A wall that suspects in a terrorist plot hoped to destroy to unleash a catastrophic flood in lower Manhattan was quietly put under 24-hour protection in recent weeks once details of the plot began to emerge, two law enforcement officials said.
The suspects hoped to bring down the so-called slurry wall, which keeps the water from the Hudson River out of the World Trade Center site, the officials told The Associated Press Thursday. They spoke on condition of anonymity because the scheme was still under investigation.
A yearlong investigation revealed that the eight suspects "specifically wanted to take out the slurry wall in hopes of flooding the financial district," one of the officials said.
The vulnerability of the wall, viewed each day by hundreds of tourists visiting ground zero, became a concern for law enforcement and engineers following the Sept. 11 terror attacks.
The FBI and police did not mention the retaining wall as a target last week while confirming reports that plotters envisioned an attack in the fall on rapid transit tunnels, which run under the river and connect to the trade center site. The plot also allegedly involved suicide bombers on trains.
The FBI and New York Police Department declined to comment.
Officialssaid FBI agents monitoring Internet chat rooms used by overseas extremists learned of the plot. They described the conversations as mostly extremists discussing and conceptualizing the plot, which was disrupted before suspects could come to New York and become a more serious threat.
CBS News correspondent Jim Stewart reports one senior official said the plans were mere "jihadist bravado."
Officials cited the arrest of a Lebanese suspect, 31-year-old Assem Hammoud, described as the scheme's mastermind, as a significant break in the investigation. Lebanese authorities said the Beirut man claimed he was acting on Osama bin Laden's orders.
Acting Lebanese Interior Minister Ahmed Fatfat described the information said his computer contained "maps and bombing plans that were being prepared."
Other suspects still at large include a Saudi, a Yemeni, a Jordanian, a Palestinian, and an Iranian Kurd, As-Safir said.

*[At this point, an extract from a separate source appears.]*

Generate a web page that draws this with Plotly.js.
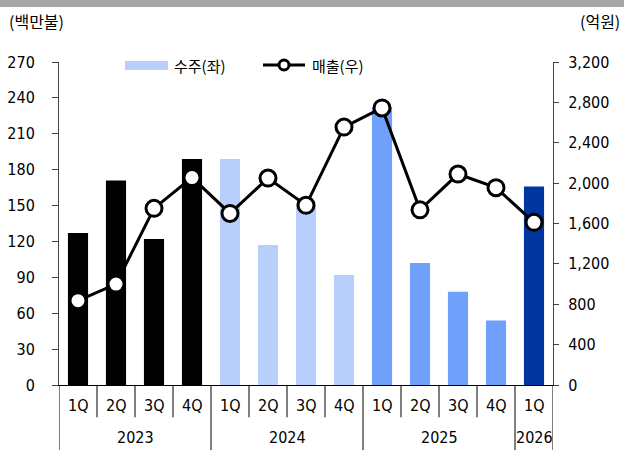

The slurry wall was built to surround the foundations of the twin towers when they were being built in the late 1960s, resisting pressure from the Hudson River and waterfront land. The wall is 3-feet thick, more than 70-feet deep and stretches about four blocks.
The towers also helped to hold the river back; when they were destroyed, leaving a 16-acre, 70-foot deep construction site, there was little to support the wall, except for some protruding steel cables. Engineers have worked over the years to reinforce it while the site is being rebuilt.